[Task goal]
Your task is to print exactly the lines from the line that contains "What Plotly code" through the line that contains "fig = go.Figure()", with pictures left out.

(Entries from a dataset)
● ● ●

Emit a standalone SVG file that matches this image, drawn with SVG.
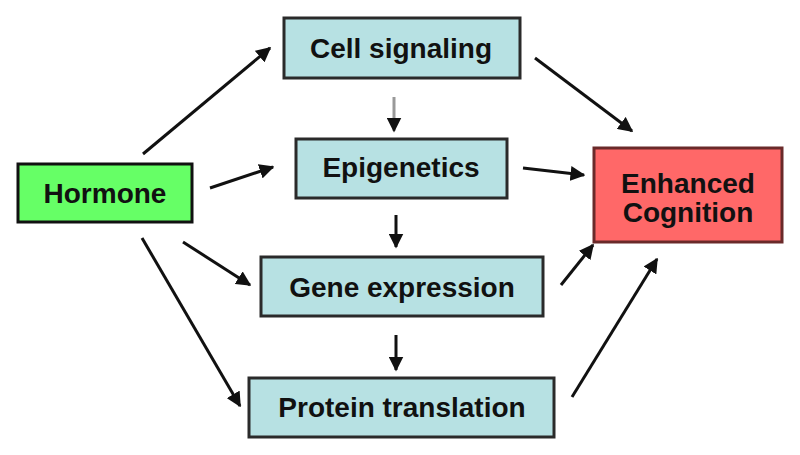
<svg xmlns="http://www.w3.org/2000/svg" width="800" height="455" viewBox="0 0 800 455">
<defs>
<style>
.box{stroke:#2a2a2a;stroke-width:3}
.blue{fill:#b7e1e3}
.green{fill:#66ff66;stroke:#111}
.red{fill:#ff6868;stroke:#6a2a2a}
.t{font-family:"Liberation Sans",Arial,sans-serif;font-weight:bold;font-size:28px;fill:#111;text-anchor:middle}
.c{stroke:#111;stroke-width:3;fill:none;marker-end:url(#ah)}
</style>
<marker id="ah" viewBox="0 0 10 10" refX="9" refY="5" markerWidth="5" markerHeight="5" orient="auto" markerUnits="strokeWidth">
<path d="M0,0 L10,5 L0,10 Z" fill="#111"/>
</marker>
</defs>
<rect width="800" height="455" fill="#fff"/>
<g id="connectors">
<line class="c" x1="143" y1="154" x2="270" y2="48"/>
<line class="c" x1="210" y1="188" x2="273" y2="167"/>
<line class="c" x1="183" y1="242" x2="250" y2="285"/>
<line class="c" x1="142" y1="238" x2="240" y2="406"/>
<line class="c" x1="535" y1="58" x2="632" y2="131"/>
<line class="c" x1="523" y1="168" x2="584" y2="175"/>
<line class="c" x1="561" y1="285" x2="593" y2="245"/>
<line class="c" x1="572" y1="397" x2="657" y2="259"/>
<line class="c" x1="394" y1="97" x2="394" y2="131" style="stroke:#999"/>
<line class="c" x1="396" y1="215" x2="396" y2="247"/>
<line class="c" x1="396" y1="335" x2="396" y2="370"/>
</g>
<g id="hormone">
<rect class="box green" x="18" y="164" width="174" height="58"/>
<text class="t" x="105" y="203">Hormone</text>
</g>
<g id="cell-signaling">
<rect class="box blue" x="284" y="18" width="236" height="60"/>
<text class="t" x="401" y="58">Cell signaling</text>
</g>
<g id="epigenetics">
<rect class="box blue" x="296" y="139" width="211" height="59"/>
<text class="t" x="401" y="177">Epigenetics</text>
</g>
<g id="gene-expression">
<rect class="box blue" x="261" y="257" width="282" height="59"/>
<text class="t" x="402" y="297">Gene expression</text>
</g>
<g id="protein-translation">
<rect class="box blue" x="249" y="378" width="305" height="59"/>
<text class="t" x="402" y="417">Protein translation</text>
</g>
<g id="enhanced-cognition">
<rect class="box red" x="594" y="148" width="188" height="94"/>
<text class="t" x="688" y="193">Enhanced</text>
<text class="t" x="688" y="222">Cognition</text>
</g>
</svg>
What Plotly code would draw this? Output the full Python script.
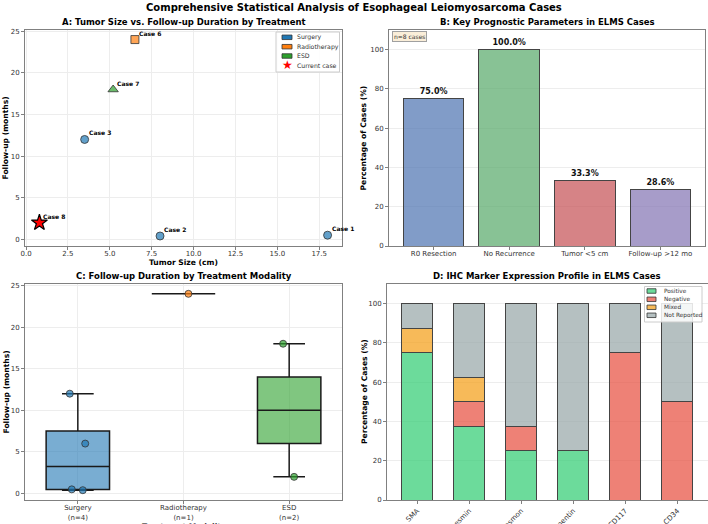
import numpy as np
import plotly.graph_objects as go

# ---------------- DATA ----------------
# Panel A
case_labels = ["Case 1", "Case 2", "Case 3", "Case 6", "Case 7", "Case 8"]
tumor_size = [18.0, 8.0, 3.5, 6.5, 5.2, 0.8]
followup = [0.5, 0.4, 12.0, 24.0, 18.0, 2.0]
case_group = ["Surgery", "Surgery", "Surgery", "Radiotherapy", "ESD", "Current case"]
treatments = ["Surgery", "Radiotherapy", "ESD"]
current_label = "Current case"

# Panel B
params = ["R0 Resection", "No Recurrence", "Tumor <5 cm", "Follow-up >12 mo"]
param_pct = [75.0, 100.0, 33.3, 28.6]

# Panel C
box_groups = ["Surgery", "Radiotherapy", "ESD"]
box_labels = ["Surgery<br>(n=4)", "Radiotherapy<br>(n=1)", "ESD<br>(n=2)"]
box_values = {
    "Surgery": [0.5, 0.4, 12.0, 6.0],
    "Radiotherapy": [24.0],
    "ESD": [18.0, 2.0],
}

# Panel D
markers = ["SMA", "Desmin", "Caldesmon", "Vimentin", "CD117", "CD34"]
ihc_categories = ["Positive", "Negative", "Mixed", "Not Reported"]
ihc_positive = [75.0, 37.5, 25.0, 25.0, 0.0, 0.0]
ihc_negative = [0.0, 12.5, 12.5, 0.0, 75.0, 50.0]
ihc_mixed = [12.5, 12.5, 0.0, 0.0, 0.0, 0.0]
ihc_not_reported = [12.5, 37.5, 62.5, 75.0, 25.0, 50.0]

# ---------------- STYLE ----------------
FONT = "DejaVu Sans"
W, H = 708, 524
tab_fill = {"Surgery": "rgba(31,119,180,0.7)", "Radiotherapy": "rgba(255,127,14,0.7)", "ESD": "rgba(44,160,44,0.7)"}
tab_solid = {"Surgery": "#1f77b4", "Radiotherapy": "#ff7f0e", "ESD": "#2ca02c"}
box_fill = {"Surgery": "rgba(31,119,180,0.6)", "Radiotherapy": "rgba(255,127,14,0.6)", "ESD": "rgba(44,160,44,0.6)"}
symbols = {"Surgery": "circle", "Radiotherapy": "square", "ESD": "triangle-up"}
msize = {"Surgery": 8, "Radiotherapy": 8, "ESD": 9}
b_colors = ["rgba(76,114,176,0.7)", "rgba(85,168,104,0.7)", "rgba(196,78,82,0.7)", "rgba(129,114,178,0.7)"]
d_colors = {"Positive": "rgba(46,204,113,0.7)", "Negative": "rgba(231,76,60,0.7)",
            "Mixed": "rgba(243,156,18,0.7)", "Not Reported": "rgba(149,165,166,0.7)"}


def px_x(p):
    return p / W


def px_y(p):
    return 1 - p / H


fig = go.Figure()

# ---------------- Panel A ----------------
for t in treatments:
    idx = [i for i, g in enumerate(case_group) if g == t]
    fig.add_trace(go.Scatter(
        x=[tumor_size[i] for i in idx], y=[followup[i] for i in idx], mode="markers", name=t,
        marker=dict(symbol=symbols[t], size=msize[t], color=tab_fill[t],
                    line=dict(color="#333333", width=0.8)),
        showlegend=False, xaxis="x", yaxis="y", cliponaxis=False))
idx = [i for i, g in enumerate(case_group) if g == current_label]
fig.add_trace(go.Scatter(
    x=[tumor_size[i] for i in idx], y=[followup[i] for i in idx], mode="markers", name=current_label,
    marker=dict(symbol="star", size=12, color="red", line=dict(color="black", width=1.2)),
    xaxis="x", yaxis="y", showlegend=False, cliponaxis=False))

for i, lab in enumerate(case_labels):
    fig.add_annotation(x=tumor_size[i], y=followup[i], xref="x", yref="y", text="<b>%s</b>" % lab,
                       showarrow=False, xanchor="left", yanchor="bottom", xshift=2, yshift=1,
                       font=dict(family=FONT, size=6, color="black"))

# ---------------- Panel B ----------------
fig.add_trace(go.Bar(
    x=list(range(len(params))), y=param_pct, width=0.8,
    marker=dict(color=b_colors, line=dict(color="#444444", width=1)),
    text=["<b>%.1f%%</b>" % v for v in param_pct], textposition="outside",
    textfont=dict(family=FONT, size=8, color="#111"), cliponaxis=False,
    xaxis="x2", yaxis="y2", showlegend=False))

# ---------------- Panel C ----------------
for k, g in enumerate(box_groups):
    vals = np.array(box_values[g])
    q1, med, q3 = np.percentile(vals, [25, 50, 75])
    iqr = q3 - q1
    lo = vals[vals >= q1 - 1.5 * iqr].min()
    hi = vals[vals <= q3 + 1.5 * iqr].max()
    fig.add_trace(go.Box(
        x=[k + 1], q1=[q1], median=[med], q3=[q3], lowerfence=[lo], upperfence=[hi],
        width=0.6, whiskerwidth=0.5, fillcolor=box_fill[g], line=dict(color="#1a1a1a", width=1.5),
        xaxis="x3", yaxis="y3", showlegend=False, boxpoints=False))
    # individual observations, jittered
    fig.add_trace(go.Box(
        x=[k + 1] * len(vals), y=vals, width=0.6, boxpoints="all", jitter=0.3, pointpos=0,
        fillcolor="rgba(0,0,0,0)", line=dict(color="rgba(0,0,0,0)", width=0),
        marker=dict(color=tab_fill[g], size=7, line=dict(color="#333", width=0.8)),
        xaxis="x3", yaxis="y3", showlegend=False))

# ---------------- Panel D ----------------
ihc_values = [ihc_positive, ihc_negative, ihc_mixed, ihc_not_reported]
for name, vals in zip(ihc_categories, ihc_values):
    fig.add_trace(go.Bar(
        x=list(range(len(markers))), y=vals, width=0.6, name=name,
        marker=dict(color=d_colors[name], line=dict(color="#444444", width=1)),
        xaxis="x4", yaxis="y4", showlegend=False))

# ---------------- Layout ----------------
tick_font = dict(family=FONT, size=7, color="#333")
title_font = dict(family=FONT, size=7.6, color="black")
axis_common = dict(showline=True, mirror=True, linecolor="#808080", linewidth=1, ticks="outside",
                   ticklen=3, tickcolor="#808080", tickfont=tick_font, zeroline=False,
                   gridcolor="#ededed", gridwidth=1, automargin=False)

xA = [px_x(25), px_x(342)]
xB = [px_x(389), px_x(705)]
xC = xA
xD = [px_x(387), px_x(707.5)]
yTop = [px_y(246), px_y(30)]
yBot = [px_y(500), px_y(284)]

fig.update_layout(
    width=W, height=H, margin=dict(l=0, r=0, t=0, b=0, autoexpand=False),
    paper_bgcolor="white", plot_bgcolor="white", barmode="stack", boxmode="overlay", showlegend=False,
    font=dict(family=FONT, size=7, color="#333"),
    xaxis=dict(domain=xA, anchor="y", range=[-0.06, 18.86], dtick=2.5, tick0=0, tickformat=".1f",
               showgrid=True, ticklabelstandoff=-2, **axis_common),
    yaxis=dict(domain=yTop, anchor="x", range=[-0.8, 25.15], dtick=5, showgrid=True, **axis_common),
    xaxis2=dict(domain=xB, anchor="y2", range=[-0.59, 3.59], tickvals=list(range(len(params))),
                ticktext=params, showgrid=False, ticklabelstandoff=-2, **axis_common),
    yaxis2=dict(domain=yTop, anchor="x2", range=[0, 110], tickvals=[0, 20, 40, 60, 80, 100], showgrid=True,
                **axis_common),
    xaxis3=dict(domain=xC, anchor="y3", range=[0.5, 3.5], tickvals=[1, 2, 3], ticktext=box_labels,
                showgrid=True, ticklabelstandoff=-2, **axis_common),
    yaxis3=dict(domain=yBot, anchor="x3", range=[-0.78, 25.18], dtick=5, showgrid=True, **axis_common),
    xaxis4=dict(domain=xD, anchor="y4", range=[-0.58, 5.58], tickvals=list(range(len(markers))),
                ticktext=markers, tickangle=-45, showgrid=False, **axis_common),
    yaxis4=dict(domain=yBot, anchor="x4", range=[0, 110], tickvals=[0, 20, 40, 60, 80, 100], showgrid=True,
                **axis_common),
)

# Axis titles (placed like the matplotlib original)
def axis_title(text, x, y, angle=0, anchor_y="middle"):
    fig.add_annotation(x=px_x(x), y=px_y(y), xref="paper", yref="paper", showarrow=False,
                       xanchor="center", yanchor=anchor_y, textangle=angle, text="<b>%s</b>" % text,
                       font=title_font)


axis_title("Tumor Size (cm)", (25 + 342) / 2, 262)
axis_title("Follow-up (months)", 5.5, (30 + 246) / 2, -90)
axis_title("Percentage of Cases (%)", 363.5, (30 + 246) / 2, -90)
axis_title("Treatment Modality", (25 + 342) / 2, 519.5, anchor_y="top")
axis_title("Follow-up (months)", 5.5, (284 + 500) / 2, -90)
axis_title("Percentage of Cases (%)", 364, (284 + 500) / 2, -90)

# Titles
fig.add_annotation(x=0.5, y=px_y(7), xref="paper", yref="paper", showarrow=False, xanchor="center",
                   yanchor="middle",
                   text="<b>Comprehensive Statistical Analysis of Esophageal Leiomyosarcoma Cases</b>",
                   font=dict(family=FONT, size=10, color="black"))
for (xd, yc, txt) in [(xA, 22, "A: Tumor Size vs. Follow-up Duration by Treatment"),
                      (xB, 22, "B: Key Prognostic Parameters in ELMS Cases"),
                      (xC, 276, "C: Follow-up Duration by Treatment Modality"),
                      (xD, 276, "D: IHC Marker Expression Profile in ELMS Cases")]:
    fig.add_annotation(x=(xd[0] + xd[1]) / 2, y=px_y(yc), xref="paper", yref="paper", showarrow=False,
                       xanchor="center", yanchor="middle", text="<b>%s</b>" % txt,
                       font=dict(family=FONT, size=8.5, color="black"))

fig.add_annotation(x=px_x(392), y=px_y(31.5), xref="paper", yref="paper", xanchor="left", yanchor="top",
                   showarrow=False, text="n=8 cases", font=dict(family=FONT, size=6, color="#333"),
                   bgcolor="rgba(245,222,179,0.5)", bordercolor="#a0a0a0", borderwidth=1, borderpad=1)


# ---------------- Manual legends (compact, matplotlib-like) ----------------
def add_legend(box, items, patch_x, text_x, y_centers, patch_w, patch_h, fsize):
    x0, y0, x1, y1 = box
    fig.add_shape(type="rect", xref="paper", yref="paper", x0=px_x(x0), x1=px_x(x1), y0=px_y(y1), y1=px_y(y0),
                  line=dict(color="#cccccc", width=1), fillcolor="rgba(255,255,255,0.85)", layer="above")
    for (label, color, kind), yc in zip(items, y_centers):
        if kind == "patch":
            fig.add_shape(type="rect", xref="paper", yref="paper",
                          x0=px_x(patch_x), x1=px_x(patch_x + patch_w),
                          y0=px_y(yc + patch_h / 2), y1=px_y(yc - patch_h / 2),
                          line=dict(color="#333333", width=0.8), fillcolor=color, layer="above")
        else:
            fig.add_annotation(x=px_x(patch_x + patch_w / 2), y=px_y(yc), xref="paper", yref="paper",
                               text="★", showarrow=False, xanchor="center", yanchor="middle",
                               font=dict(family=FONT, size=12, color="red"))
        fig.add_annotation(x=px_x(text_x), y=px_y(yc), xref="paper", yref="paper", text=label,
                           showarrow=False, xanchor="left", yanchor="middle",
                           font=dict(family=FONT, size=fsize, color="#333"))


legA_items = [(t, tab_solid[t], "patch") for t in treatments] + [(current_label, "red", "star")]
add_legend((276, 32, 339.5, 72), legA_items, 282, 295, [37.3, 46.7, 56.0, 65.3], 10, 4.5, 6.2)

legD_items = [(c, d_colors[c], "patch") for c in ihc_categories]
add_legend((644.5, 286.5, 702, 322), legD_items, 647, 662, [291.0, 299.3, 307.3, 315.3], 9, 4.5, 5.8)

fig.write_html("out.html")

● ● ●

[Answer to the task]
What Plotly code would draw this? Output the full Python script.
import numpy as np
import plotly.graph_objects as go

# ---------------- DATA ----------------
# Panel A
case_labels = ["Case 1", "Case 2", "Case 3", "Case 6", "Case 7", "Case 8"]
tumor_size = [18.0, 8.0, 3.5, 6.5, 5.2, 0.8]
followup = [0.5, 0.4, 12.0, 24.0, 18.0, 2.0]
case_group = ["Surgery", "Surgery", "Surgery", "Radiotherapy", "ESD", "Current case"]
treatments = ["Surgery", "Radiotherapy", "ESD"]
current_label = "Current case"

# Panel B
params = ["R0 Resection", "No Recurrence", "Tumor <5 cm", "Follow-up >12 mo"]
param_pct = [75.0, 100.0, 33.3, 28.6]

# Panel C
box_groups = ["Surgery", "Radiotherapy", "ESD"]
box_labels = ["Surgery<br>(n=4)", "Radiotherapy<br>(n=1)", "ESD<br>(n=2)"]
box_values = {
    "Surgery": [0.5, 0.4, 12.0, 6.0],
    "Radiotherapy": [24.0],
    "ESD": [18.0, 2.0],
}

# Panel D
markers = ["SMA", "Desmin", "Caldesmon", "Vimentin", "CD117", "CD34"]
ihc_categories = ["Positive", "Negative", "Mixed", "Not Reported"]
ihc_positive = [75.0, 37.5, 25.0, 25.0, 0.0, 0.0]
ihc_negative = [0.0, 12.5, 12.5, 0.0, 75.0, 50.0]
ihc_mixed = [12.5, 12.5, 0.0, 0.0, 0.0, 0.0]
ihc_not_reported = [12.5, 37.5, 62.5, 75.0, 25.0, 50.0]

# ---------------- STYLE ----------------
FONT = "DejaVu Sans"
W, H = 708, 524
tab_fill = {"Surgery": "rgba(31,119,180,0.7)", "Radiotherapy": "rgba(255,127,14,0.7)", "ESD": "rgba(44,160,44,0.7)"}
tab_solid = {"Surgery": "#1f77b4", "Radiotherapy": "#ff7f0e", "ESD": "#2ca02c"}
box_fill = {"Surgery": "rgba(31,119,180,0.6)", "Radiotherapy": "rgba(255,127,14,0.6)", "ESD": "rgba(44,160,44,0.6)"}
symbols = {"Surgery": "circle", "Radiotherapy": "square", "ESD": "triangle-up"}
msize = {"Surgery": 8, "Radiotherapy": 8, "ESD": 9}
b_colors = ["rgba(76,114,176,0.7)", "rgba(85,168,104,0.7)", "rgba(196,78,82,0.7)", "rgba(129,114,178,0.7)"]
d_colors = {"Positive": "rgba(46,204,113,0.7)", "Negative": "rgba(231,76,60,0.7)",
            "Mixed": "rgba(243,156,18,0.7)", "Not Reported": "rgba(149,165,166,0.7)"}


def px_x(p):
    return p / W


def px_y(p):
    return 1 - p / H


fig = go.Figure()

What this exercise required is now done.